About the Aluminaire House
In 1931 the Allied Arts and Industries and the Architectural League of New York unveiled the starkly modern ‘Aluminaire,’ a prefabricated aluminum and steel home intended to be mass-produced and affordable, using inexpensive, off-the-shelf materials. It caught the attention of the public, so much that in just one week on exhibit, more than 100,000 visitors toured the home. The three-story house, which was assembled in just ten days, was designed by A. Lawrence Kocher, the managing editor of Architectural Record, and Albert Frey, then a 28-year-old Swiss architect who had recently emigrated to America after working in Paris for the great architect Le Corbusier. It was the first all-metal prefabricated house in the United States, and of such importance in the architectural world that it was featured in the first exhibition on architecture in 1932 at New York’s Museum of Modern Art. Aluminare emboldened a new architectural movement in the United States. While intended as a display of products, Aluminaire was also an overt demonstration of bringing together the ideas of mass production and high-density community planning. Aluminaire.org When the exhibition ended, the building was purchased by architect Wallace Harrison, who relocated it to his country estate in Huntington, Long Island. It was relocated elsewhere on the estate several times and eventually the severely deteriorated structure became at risk for demolition in the late 1980s. A concerned group of preservationists, led by architects Michael Schwarting and Frances Campani, saved it and arranged for it to be donated to the New York Institute of Technology on Long Island, where it was restored and reassembled. When that campus closed, the house was again dismantled in 2012 and put into storage in New York where it languished in a shipping container.

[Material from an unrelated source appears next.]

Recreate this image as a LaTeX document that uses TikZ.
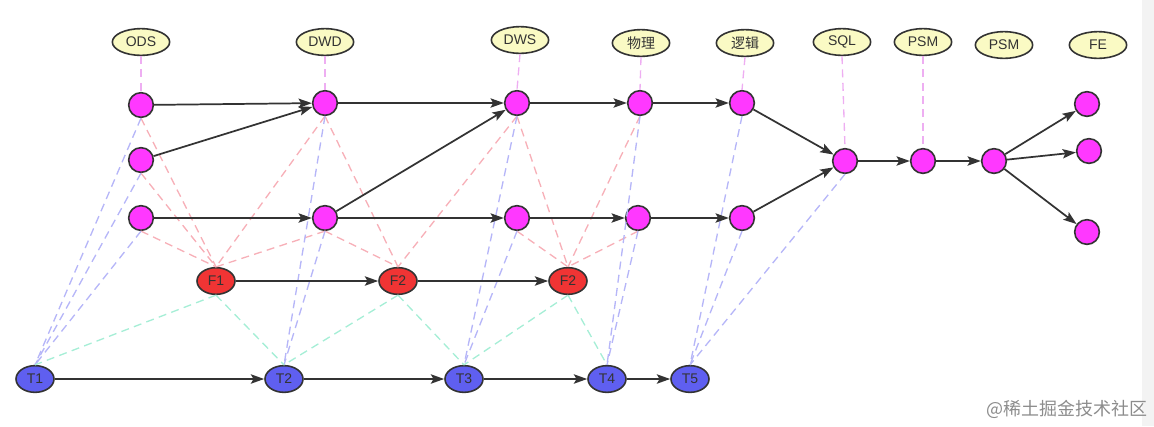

Schwarting and Campani were invited to Modernism Week several years ago to present on Aluminaire. To an auditorium full of architectural enthusiasts, they presented their story about studying the home for more than 20 years, saving it from demolition, dismantling it once, reassembling it and then having to dismantle it yet again and put into storage, homeless. That day, an idea was hatched by a core group of ‘believers,’ who thought Palm Springs would make the perfect home.

Immediately after this, the California chapter of the non-profit Aluminaire House Foundation was registered, dedicated to raising funds to move the house to Palm Springs and reassemble it here for permanent display. This local committee, including Tracy Conrad, Mark Davis, Brad Dunning, Beth Edwards Harris and William Kopelk, began the task of raising funds and worked with the City of Palm Springs to secure the permanent location for the architecturally significant house in the new park owned by the City. Last year, the disassembled house was shipped to Palm Springs and has been in storage. Funds are being raised to reassemble the masterpiece.